» **What you will do**: From the listing, collect all lines containing the word "this".

──────── Given data

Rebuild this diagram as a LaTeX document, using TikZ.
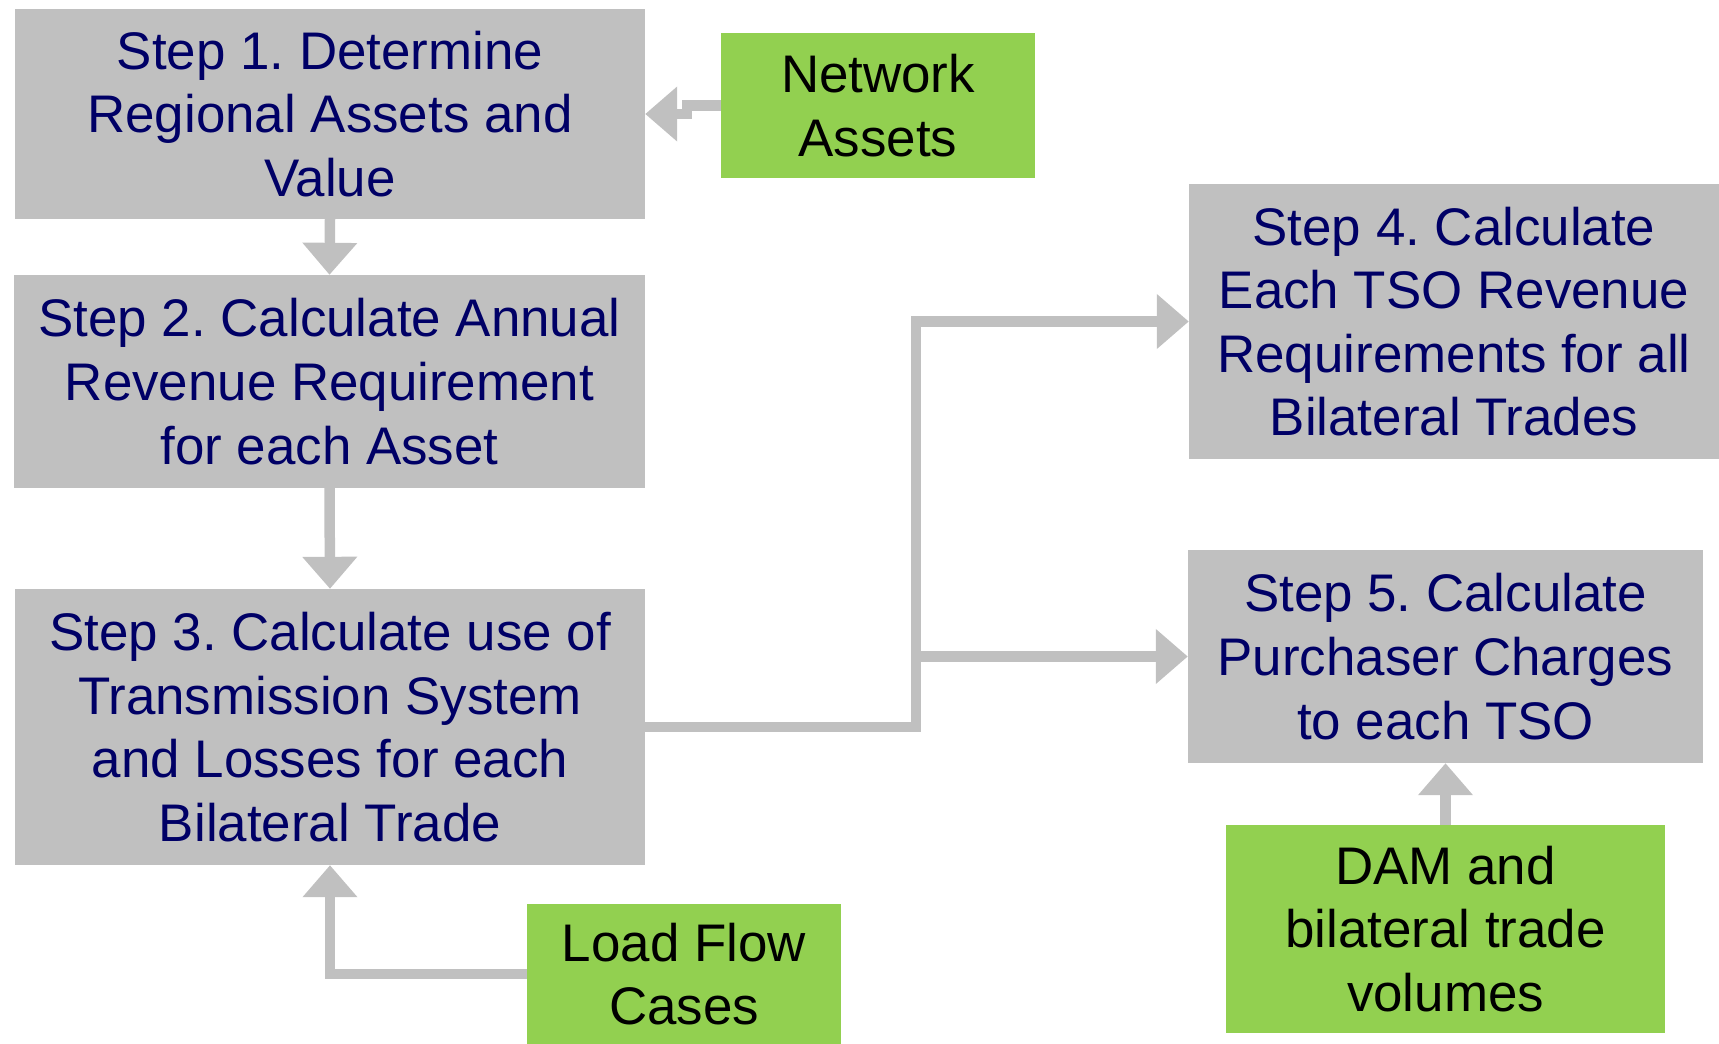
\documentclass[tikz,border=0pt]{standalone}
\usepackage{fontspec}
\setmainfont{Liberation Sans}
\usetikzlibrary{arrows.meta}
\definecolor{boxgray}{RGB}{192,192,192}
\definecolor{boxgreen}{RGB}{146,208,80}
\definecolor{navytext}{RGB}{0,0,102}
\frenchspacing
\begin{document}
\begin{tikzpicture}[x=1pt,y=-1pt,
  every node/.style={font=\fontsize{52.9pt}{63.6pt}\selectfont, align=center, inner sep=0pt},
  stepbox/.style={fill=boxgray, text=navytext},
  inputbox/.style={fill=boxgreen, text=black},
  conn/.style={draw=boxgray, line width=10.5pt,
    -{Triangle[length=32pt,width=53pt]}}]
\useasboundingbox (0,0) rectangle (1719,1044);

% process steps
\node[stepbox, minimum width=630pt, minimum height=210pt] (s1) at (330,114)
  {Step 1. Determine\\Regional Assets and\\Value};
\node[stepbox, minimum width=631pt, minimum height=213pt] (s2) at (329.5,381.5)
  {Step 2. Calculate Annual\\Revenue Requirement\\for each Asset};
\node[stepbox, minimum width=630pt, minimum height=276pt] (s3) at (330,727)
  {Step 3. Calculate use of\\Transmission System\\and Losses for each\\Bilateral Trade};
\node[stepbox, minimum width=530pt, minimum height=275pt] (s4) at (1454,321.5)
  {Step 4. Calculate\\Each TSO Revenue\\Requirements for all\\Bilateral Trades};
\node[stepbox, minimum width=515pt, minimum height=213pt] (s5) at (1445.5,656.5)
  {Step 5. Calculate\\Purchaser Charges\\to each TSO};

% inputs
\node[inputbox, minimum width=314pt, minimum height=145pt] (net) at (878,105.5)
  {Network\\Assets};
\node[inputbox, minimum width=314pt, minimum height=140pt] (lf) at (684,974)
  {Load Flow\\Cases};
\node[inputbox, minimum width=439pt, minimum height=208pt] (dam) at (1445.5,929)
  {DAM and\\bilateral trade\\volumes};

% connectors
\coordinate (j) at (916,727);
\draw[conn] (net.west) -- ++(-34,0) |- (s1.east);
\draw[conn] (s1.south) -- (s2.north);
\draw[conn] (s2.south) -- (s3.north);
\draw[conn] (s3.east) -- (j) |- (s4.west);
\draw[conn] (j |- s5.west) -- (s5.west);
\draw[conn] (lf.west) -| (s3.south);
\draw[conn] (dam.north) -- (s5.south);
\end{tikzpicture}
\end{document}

────────────────
──────── Given data

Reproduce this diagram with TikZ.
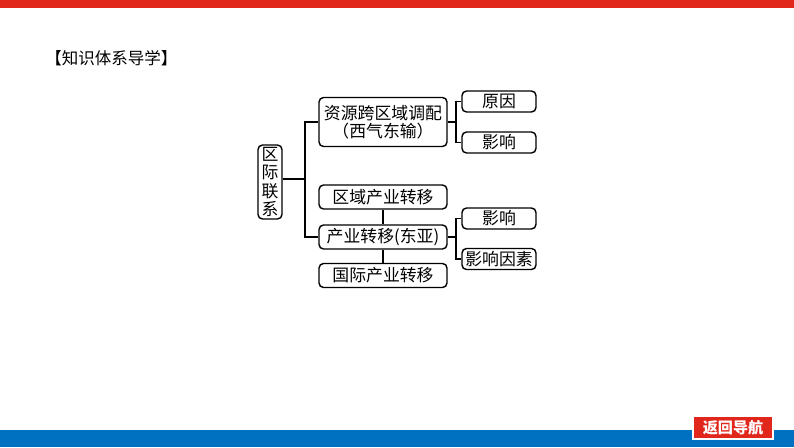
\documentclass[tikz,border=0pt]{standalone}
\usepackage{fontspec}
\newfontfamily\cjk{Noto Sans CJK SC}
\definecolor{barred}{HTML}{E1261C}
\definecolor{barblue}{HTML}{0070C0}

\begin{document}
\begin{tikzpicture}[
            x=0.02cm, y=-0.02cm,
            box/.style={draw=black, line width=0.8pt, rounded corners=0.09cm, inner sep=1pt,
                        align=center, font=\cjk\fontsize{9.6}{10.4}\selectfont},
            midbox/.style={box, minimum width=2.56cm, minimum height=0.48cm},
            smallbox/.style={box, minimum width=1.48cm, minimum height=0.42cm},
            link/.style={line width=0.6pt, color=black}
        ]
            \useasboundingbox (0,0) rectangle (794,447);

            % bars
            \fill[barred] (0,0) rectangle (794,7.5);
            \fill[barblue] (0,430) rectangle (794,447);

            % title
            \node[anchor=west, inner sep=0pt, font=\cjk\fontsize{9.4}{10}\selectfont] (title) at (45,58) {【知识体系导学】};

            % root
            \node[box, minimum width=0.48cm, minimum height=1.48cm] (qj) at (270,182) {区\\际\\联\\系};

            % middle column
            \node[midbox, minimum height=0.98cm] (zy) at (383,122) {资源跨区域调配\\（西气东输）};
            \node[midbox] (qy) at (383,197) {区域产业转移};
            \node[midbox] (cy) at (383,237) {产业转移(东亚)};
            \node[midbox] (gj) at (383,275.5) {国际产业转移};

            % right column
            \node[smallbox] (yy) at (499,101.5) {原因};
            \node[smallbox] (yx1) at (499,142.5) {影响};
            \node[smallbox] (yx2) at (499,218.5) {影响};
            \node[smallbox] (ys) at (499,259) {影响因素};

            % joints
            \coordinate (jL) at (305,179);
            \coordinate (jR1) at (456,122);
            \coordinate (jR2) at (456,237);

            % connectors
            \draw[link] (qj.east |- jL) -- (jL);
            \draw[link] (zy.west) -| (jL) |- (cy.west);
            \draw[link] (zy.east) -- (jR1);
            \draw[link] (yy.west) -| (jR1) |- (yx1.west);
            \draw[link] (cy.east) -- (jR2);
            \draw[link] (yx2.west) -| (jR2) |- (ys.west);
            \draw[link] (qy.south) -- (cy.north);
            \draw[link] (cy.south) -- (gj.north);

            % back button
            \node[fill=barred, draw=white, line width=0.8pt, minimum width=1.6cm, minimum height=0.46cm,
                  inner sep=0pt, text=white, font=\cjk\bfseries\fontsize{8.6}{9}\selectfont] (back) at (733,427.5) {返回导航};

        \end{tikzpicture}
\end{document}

────────────────
──────── Given data

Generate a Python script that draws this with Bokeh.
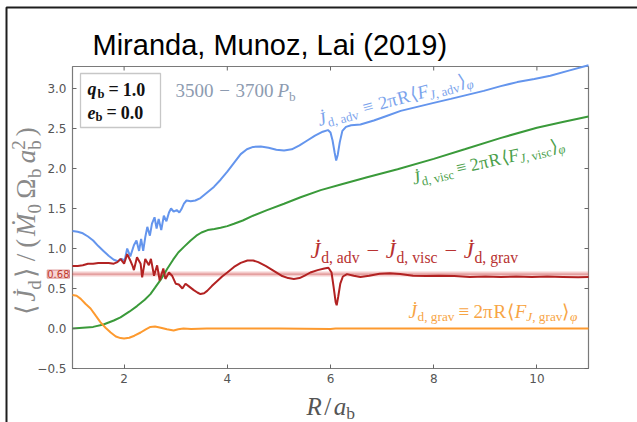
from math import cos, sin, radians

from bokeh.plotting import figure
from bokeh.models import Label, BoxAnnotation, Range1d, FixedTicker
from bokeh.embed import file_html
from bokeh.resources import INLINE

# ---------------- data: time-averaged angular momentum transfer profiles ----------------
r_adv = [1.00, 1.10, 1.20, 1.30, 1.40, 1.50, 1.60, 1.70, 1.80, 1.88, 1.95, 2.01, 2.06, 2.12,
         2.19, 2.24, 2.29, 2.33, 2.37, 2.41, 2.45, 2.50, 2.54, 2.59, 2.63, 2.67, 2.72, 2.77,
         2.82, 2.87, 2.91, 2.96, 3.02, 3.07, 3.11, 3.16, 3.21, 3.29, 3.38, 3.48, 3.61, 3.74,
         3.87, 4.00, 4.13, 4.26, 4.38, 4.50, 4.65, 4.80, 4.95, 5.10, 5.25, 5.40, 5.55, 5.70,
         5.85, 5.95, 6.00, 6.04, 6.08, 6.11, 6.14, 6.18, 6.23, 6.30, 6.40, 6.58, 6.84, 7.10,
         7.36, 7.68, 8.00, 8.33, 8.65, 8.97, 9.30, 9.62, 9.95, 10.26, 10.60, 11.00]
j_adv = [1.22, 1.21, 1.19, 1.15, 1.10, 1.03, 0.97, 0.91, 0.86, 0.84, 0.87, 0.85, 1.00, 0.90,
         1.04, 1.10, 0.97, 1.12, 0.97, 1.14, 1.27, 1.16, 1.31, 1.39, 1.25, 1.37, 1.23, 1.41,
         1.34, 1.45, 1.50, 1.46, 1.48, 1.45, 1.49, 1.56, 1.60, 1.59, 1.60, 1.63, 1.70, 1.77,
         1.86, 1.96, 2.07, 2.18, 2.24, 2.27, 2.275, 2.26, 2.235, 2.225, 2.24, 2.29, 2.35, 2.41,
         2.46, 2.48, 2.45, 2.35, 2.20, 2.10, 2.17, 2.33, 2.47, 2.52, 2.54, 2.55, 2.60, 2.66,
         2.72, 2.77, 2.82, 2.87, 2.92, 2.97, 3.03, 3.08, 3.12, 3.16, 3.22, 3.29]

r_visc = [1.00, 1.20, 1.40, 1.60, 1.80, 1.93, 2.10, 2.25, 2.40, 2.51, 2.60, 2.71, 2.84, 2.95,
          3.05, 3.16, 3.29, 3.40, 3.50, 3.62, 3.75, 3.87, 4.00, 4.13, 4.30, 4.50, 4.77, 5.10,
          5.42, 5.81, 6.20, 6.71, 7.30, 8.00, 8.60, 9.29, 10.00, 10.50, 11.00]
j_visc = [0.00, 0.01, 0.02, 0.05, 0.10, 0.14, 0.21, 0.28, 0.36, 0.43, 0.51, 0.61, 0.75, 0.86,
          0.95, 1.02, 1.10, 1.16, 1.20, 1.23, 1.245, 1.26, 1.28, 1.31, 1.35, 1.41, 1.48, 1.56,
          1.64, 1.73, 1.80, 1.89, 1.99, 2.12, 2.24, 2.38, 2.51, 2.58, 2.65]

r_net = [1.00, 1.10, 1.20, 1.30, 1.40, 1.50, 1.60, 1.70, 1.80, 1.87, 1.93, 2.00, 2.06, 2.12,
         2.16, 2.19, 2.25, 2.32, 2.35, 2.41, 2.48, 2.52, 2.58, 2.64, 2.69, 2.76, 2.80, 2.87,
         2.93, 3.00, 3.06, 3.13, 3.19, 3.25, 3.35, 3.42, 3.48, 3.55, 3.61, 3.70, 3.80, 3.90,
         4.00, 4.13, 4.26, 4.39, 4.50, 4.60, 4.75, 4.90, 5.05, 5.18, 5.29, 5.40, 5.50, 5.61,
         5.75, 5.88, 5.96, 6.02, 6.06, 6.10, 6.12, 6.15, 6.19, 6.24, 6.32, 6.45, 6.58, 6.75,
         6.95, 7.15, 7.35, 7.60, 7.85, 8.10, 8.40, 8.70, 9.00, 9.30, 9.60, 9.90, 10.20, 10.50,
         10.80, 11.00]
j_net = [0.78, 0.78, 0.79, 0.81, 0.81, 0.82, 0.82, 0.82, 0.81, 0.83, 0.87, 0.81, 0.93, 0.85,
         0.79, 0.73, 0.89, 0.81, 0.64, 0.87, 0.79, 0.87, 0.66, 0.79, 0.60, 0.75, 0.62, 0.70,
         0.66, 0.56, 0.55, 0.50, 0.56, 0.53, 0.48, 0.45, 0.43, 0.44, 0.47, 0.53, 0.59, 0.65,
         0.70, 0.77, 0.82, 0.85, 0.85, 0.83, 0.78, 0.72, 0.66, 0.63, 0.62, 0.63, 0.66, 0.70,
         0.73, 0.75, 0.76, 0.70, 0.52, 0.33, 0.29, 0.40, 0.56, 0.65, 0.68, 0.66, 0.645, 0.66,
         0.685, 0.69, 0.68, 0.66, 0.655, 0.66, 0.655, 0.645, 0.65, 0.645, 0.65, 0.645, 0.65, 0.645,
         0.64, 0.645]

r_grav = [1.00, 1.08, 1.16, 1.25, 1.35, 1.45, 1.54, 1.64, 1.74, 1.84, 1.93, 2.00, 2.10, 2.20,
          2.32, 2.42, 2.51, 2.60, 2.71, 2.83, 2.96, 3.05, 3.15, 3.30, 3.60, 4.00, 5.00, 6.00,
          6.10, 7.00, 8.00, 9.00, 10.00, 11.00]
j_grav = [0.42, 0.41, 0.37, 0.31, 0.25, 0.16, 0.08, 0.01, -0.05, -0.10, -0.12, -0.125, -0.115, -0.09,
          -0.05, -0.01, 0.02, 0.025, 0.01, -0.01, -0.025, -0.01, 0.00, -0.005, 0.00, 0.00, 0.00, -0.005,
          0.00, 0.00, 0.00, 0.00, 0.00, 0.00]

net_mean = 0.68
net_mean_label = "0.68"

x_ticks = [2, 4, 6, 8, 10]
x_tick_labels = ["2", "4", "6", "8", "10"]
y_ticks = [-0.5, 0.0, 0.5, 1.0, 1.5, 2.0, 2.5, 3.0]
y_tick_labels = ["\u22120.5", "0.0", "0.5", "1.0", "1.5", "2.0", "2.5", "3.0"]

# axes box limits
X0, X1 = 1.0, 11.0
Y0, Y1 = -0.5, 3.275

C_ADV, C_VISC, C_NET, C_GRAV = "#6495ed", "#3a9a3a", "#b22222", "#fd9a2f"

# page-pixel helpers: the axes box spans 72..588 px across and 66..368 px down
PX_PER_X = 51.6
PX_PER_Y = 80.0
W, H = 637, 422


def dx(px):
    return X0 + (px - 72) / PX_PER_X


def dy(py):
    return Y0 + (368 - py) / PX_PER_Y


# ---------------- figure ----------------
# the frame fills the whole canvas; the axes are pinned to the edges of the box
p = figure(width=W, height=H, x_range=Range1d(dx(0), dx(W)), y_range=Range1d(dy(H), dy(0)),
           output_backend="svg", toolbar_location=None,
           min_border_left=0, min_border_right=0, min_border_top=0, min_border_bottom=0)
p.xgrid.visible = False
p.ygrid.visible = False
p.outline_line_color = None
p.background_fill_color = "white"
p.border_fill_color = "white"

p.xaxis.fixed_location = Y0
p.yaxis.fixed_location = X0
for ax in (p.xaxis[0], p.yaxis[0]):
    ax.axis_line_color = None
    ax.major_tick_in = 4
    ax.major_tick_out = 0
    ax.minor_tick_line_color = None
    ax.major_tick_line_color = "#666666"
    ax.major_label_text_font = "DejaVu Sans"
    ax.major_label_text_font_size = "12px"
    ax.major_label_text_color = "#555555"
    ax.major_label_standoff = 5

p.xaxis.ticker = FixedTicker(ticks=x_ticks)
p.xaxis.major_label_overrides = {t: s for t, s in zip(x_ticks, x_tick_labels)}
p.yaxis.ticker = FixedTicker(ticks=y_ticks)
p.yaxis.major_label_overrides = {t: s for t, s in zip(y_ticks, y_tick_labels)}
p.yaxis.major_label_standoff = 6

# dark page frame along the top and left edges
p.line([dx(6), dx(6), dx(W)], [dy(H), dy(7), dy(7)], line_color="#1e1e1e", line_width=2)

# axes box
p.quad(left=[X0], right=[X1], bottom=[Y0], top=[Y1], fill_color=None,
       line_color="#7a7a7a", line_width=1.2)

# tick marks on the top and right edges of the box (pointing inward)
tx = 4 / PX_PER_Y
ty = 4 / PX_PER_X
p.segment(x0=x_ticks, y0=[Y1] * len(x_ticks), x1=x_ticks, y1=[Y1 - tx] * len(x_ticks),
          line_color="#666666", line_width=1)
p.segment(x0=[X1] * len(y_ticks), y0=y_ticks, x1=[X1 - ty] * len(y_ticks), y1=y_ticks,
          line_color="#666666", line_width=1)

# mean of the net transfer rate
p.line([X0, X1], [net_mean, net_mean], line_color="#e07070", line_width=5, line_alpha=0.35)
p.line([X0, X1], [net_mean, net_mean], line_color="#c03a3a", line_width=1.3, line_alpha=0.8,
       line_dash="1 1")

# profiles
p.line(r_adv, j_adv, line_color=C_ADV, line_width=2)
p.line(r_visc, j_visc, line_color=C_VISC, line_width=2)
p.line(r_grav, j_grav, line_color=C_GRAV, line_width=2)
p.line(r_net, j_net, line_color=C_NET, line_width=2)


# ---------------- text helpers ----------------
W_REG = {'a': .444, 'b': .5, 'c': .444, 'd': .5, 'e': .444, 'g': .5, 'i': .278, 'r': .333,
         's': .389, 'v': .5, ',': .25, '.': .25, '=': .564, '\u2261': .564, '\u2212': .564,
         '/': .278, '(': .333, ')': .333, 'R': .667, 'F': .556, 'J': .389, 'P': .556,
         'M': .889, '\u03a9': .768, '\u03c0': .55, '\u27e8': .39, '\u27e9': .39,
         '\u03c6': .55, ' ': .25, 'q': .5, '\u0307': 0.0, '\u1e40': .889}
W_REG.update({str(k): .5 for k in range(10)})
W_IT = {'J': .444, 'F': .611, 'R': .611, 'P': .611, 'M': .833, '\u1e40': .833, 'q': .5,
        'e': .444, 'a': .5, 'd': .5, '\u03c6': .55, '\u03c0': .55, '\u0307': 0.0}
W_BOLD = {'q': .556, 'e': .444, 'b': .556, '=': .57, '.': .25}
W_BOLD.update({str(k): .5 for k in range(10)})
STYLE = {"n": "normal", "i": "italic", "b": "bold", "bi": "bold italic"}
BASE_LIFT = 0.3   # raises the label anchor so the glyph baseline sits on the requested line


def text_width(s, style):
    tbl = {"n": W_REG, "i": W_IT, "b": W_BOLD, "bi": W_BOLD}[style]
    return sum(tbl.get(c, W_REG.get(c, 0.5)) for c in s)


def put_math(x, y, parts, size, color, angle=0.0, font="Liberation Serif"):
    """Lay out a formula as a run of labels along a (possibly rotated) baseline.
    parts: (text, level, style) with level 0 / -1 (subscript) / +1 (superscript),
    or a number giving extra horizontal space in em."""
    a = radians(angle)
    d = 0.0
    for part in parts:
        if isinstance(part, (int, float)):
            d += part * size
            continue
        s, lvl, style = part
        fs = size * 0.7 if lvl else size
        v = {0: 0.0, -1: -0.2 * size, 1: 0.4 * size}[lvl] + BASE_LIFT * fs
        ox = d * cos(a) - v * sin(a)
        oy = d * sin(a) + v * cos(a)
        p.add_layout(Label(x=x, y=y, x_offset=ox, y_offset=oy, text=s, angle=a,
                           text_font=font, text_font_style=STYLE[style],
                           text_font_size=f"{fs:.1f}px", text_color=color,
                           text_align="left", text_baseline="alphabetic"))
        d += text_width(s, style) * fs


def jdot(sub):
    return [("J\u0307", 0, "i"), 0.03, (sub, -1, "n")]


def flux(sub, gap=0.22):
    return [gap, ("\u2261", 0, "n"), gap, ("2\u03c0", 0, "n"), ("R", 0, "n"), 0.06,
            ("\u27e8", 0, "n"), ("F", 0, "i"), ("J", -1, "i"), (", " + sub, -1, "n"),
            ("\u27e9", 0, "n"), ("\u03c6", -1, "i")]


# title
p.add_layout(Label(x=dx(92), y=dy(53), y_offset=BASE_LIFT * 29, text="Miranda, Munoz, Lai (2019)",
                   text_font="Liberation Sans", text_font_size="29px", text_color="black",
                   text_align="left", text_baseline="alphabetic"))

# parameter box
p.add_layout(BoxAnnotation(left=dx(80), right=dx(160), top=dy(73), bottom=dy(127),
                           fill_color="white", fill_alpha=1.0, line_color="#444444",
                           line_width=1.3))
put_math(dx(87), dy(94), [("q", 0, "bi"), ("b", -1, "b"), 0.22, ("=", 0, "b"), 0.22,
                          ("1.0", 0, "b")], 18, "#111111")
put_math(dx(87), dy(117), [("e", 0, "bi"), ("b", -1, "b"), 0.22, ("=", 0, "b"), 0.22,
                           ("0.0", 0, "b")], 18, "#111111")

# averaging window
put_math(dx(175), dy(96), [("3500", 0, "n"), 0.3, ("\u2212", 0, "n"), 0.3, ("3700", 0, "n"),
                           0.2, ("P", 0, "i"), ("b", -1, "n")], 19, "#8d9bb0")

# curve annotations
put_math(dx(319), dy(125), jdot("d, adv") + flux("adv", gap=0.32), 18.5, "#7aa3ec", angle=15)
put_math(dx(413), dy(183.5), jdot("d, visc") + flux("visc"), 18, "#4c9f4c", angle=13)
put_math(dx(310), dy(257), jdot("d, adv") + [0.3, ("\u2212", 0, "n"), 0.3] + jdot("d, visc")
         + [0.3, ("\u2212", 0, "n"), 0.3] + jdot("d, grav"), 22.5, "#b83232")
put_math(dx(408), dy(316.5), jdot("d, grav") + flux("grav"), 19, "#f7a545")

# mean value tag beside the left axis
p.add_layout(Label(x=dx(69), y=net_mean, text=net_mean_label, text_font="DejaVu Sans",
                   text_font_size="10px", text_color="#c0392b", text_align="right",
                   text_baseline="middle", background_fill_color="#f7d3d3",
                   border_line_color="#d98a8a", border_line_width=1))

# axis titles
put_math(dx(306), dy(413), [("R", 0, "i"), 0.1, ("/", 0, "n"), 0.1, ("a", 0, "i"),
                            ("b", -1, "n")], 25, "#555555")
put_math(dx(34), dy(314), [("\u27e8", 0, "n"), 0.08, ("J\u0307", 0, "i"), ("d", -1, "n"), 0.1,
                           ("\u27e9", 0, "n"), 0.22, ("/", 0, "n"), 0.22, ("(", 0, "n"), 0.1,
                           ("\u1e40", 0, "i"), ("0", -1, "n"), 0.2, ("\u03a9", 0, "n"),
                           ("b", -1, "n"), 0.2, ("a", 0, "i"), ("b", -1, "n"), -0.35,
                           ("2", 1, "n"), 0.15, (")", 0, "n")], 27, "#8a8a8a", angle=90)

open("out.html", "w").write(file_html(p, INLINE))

────────────────

» **Output of the task**:
Rebuild this diagram as a LaTeX document, using TikZ.
Reproduce this diagram with TikZ.
Generate a Python script that draws this with Bokeh.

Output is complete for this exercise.